As a data engineer, there’s nothing quite like the satisfaction of reaching the “final hurdle” in a complex distributed system setup.

Today, I want to share a frustrating but very common issue with Apache Spark Structured Streaming + Kafka:

👉 the dreaded Failed to find data source: kafka error.

🧨 The Problem: Everything Seems Right — But Kafka Won’t Load

Picture this:

  • Spark cluster is up and running.
  • Postgres connection works.
  • Kafka is producing events.
  • Your code calls .readStream.format("kafka")

And then:

pyspark.errors.exceptions.captured.AnalysisException: Failed to find data source: kafka.

You double-check everything:

  • ✅ JARs are mounted
  • ✅ Classpath is correct
  • ✅ Kafka version matches Spark

But Spark still complains. Welcome to one of Spark’s sneakiest gotchas.

🧪 The Root Cause: Plugin Registration vs. Simple JAR Loading

The problem isn’t missing JAR files.

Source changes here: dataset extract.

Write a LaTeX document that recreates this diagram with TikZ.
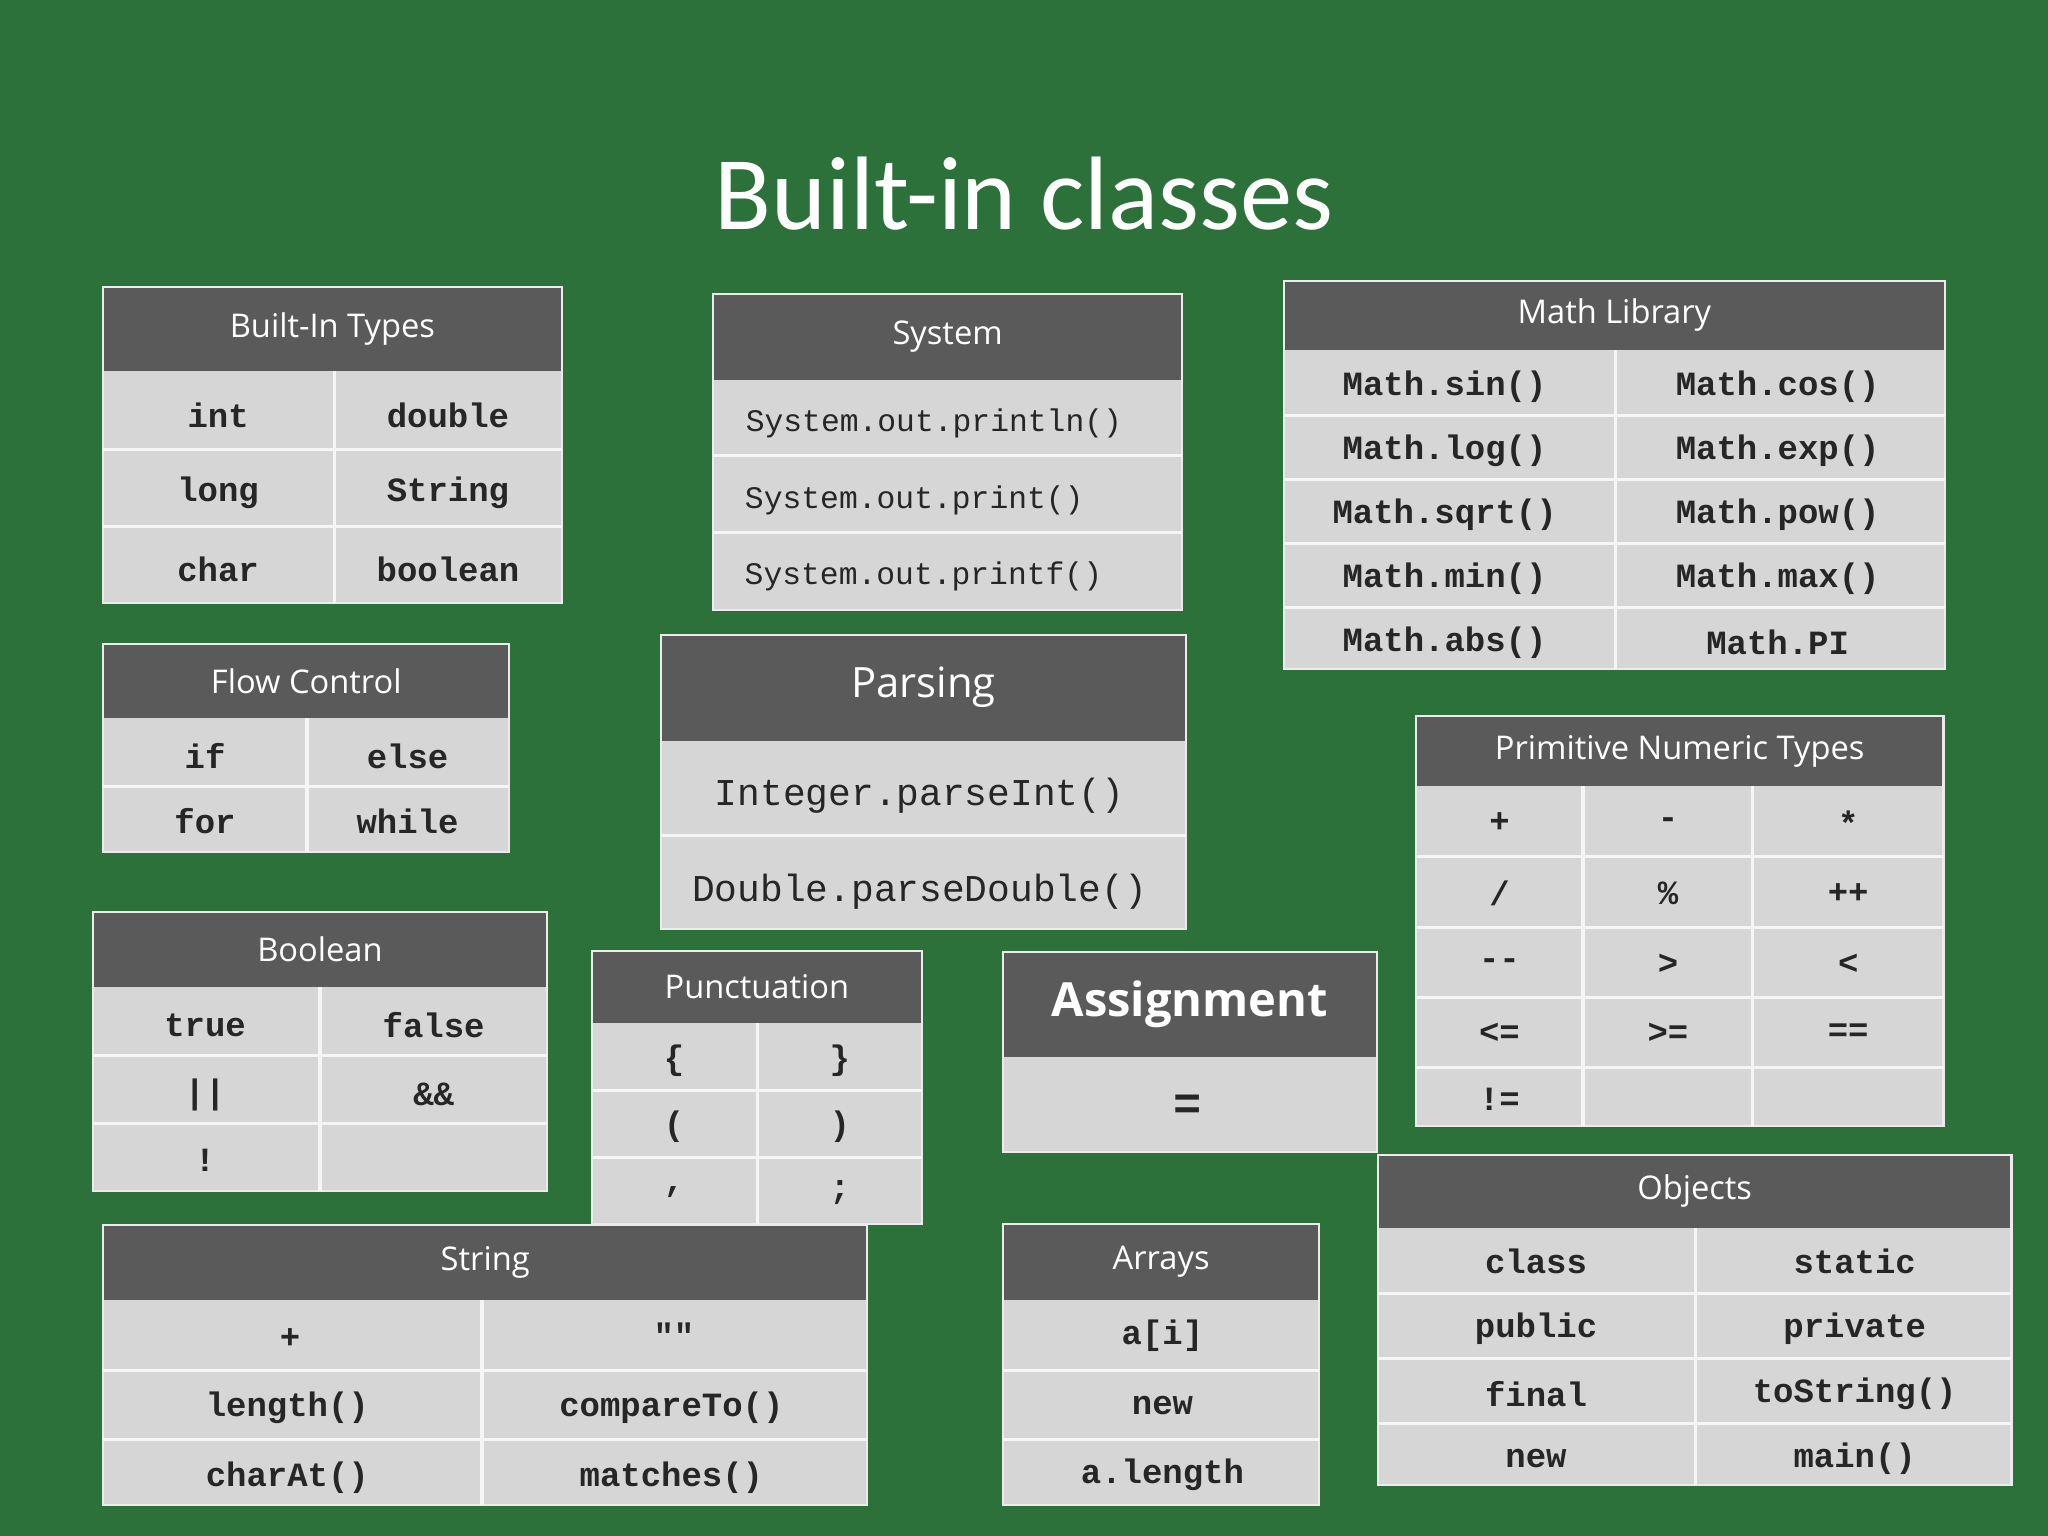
\documentclass[tikz,border=0pt]{standalone}
\usepackage{fontspec}
\setmainfont{Carlito}
\newfontfamily\hfont{Open Sans}
\newfontfamily\mfont{Liberation Mono}
\definecolor{bg}{HTML}{2D713A}
\definecolor{hdr}{HTML}{5A5A5A}
\definecolor{cellc}{HTML}{D6D6D6}
\tikzset{
 hdrtext/.style={text=white,font=\hfont\fontsize{12.5}{14}\selectfont},
 celltext/.style={text=black!85,font=\mfont\bfseries\fontsize{13}{15}\selectfont},
 sep/.style={draw=white!92!gray,line width=1.2pt},
}
\newcommand\tframe[7]{%
 \fill[hdr] (#2,#4) rectangle (#3,#5);
 \fill[cellc] (#2,#5) rectangle (#3,#6);
 \draw[white!85!gray,line width=0.8pt] (#2,#4) rectangle (#3,#6);
 \node[hdrtext] (#1) at ({(#2+#3)/2},{(#4+#5)/2}) {#7};
}
\newcommand\cell[4]{\node[celltext] (#1) at (#2,#3) {#4};}
\begin{document}
\begin{tikzpicture}[x=0.5pt,y=-0.5pt]
\fill[bg] (0,0) rectangle (1568,1176);
\node[text=white,font=\fontsize{40}{44}\selectfont] (title) at (784,148) {Built-in classes};
% Built-In Types
\tframe{bit}{79}{430}{220}{284}{462}{Built-In Types}
\foreach \y in {344,403} \draw[sep] (79,\y)--(430,\y);
\draw[sep] (256,284)--(256,462);
\cell{b1}{167}{318}{int}\cell{b2}{343}{318}{double}
\cell{b3}{167}{377}{long}\cell{b4}{343}{377}{String}
\cell{b5}{167}{436}{char}\cell{b6}{343}{436}{boolean}
% System
\tframe{sys}{546}{905}{225}{291}{467}{System}
\foreach \y in {349,408} \draw[sep] (546,\y)--(905,\y);
\begin{scope}[celltext/.append style={font=\mfont\fontsize{12}{14}\selectfont}]
\cell{s1}{715}{324}{System.out.println()}
\cell{s2}{700}{383}{System.out.print()}
\cell{s3}{707}{441}{System.out.printf()}
\end{scope}
% Math Library
\tframe{math}{983}{1489}{215}{268}{512}{Math Library}
\foreach \y in {318,367,416,465} \draw[sep] (983,\y)--(1489,\y);
\draw[sep] (1237,268)--(1237,512);
\cell{m1}{1106}{296}{Math.sin()}\cell{m2}{1361}{296}{Math.cos()}
\cell{m3}{1106}{345}{Math.log()}\cell{m4}{1361}{345}{Math.exp()}
\cell{m5}{1106}{394}{Math.sqrt()}\cell{m6}{1361}{394}{Math.pow()}
\cell{m7}{1106}{443}{Math.min()}\cell{m8}{1361}{443}{Math.max()}
\cell{m9}{1106}{492}{Math.abs()}\cell{m10}{1361}{492}{Math.PI}
% Flow Control
\tframe{flow}{79}{390}{493}{550}{652}{Flow Control}
\draw[sep] (79,602)--(390,602); \draw[sep] (235,550)--(235,652);
\cell{f1}{157}{579}{if}\cell{f2}{312}{579}{else}
\cell{f3}{157}{629}{for}\cell{f4}{312}{629}{while}
% Parsing
\begin{scope}[hdrtext/.append style={font=\hfont\fontsize{16}{18}\selectfont}]
\tframe{pars}{506}{908}{486}{567}{711}{Parsing}
\end{scope}
\draw[sep] (506,640)--(908,640);
\begin{scope}[celltext/.append style={font=\mfont\fontsize{14.5}{17}\selectfont}]
\cell{p1}{704}{609}{Integer.parseInt()}
\cell{p2}{704}{683}{Double.parseDouble()}
\end{scope}
% Primitive Numeric Types
\tframe{prim}{1084}{1488}{548}{602}{862}{Primitive Numeric Types}
\foreach \y in {656,710,764,817} \draw[sep] (1084,\y)--(1488,\y);
\foreach \x in {1212,1342} \draw[sep] (\x,602)--(\x,862);
\cell{n1}{1148}{630}{+}\cell{n2}{1277}{630}{-}\cell{n3}{1415}{630}{*}
\cell{n4}{1148}{684}{/}\cell{n5}{1277}{684}{\%}\cell{n6}{1415}{684}{++}
\cell{n7}{1148}{738}{--}\cell{n8}{1277}{738}{>}\cell{n9}{1415}{738}{<}
\cell{n10}{1148}{791}{<=}\cell{n11}{1277}{791}{>=}\cell{n12}{1415}{791}{==}
\cell{n13}{1148}{842}{!=}
% Boolean
\tframe{bool}{71}{419}{698}{756}{912}{Boolean}
\foreach \y in {808,860} \draw[sep] (71,\y)--(419,\y);
\draw[sep] (245,756)--(245,912);
\cell{o1}{157}{785}{true}\cell{o2}{332}{785}{false}
\cell{o3}{157}{838}{||}\cell{o4}{332}{838}{\&\&}
\cell{o5}{157}{888}{!}
% Punctuation
\tframe{punc}{453}{706}{728}{783}{937}{Punctuation}
\foreach \y in {835,886} \draw[sep] (453,\y)--(706,\y);
\draw[sep] (580,783)--(580,937);
\cell{u1}{516}{812}{\{}\cell{u2}{643}{812}{\}}
\cell{u3}{516}{863}{(}\cell{u4}{643}{863}{)}
\cell{u5}{516}{913}{,}\cell{u6}{643}{913}{;}
% Assignment
\begin{scope}[hdrtext/.append style={font=\hfont\bfseries\fontsize{18}{20}\selectfont}]
\tframe{asg}{768}{1054}{729}{809}{882}{Assignment}
\end{scope}
\begin{scope}[celltext/.append style={font=\mfont\bfseries\fontsize{18}{20}\selectfont}]
\cell{a1}{909}{848}{=}
\end{scope}
% String
\tframe{str}{79}{664}{938}{995}{1152}{String}
\foreach \y in {1049,1102} \draw[sep] (79,\y)--(664,\y);
\draw[sep] (369,995)--(369,1152);
\cell{t1}{222}{1025}{+}\cell{t2}{516}{1022}{""}
\cell{t3}{220}{1078}{length()}\cell{t4}{514}{1078}{compareTo()}
\cell{t5}{220}{1131}{charAt()}\cell{t6}{514}{1131}{matches()}
% Arrays
\tframe{arr}{768}{1010}{937}{995}{1152}{Arrays}
\foreach \y in {1049,1102} \draw[sep] (768,\y)--(1010,\y);
\cell{r1}{890}{1023}{a[i]}\cell{r2}{890}{1076}{new}\cell{r3}{890}{1129}{a.length}
% Objects
\tframe{obj}{1055}{1540}{884}{940}{1137}{Objects}
\foreach \y in {990,1040,1090} \draw[sep] (1055,\y)--(1540,\y);
\draw[sep] (1298,940)--(1298,1137);
\cell{j1}{1176}{966}{class}\cell{j2}{1420}{966}{static}
\cell{j3}{1176}{1017}{public}\cell{j4}{1420}{1017}{private}
\cell{j5}{1176}{1067}{final}\cell{j6}{1420}{1067}{toString()}
\cell{j7}{1176}{1117}{new}\cell{j8}{1420}{1117}{main()}
\end{tikzpicture}
\end{document}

It’s how Spark registers plugins internally for different data sources.

Let’s break it down:

JDBC: Easy Case

For JDBC sources:

1️⃣ You call df.write.jdbc() 2️⃣ Spark finds the JDBC driver on classpath 3️⃣ Done — --jars is enough

Kafka: Special Case

Kafka (Structured Streaming) is different:

1️⃣ You call df.readStream.format("kafka") 2️⃣ Spark tries to register Kafka as a DataSourceV2 plugin 3️⃣ Plugin registration happens during Spark initialization 4️⃣ Merely adding JAR to classpath doesn’t fully register the plugin

That’s why --jars alone often fails for Kafka.

🔧 The Solution: Two Approaches That Actually Work

Use --packages for Kafka connector, keep other drivers local:

/opt/spark/bin/spark-submit \
  --master spark://spark-master:7077 \
  --packages org.apache.spark:spark-sql-kafka-0-10_2.12:3.5.0 \
  --jars /opt/spark/extra-jars/postgresql-42.6.0.jar,/opt/spark/extra-jars/kafka-clients-3.5.0.jar \
  --conf spark.driver.extraClassPath="/opt/spark/extra-jars/*" \
  --conf spark.executor.extraClassPath="/opt/spark/extra-jars/*" \
  transaction_streaming.py

Why this works: --packages doesn’t just add JARs — it also handles plugin registration internally.


✅ Approach 2: The Pure Local JAR Method (for full Docker setups)

If you prefer full control with local JARs:

/opt/spark/bin/spark-submit \
  --master spark://spark-master:7077 \
  --jars /opt/spark/extra-jars/postgresql-42.6.0.jar,/opt/spark/extra-jars/spark-sql-kafka-0-10_2.12-3.5.0.jar \
  --conf spark.sql.streaming.kafka.allowAutoTopicCreation=true \
  --conf spark.driver.extraClassPath="/opt/spark/extra-jars/*" \
  --conf spark.executor.extraClassPath="/opt/spark/extra-jars/*" \
  transaction_streaming.py

⚠️ Caveat: You must make sure all transitive Kafka dependencies are present locally.

🧭 Why This Distinction Matters

  • 🔍 Debugging — Understanding plugin registration helps avoid endless troubleshooting
  • 🚢 Deployment Choices — Dockerized env prefers local JARs; cloud-native jobs may prefer --packages
  • Performance--packages downloads at runtime, slowing initial startup but ensuring version alignment
  • 👥 Team Consistency — Clear documentation prevents “it works on my machine” issues

🚀 My Production Rule of Thumb

Component Recommended
Kafka Connector Use --packages
Database Drivers Use local --jars
Custom Internal Libraries Use local --jars
Team Environments Always document the approach

🧵 The Bigger Picture

This problem perfectly shows why understanding Spark internals actually matters.

The difference between “classpath” and “data source registration” is the difference between a smooth streaming pipeline and hours of debugging misery.

Next time you see:

Failed to find data source: kafka

→ Don’t just check for JAR files. → Check how Spark expects plugins to be registered.

Sometimes the final hurdle isn’t hard — it’s just unexpectedly sneaky.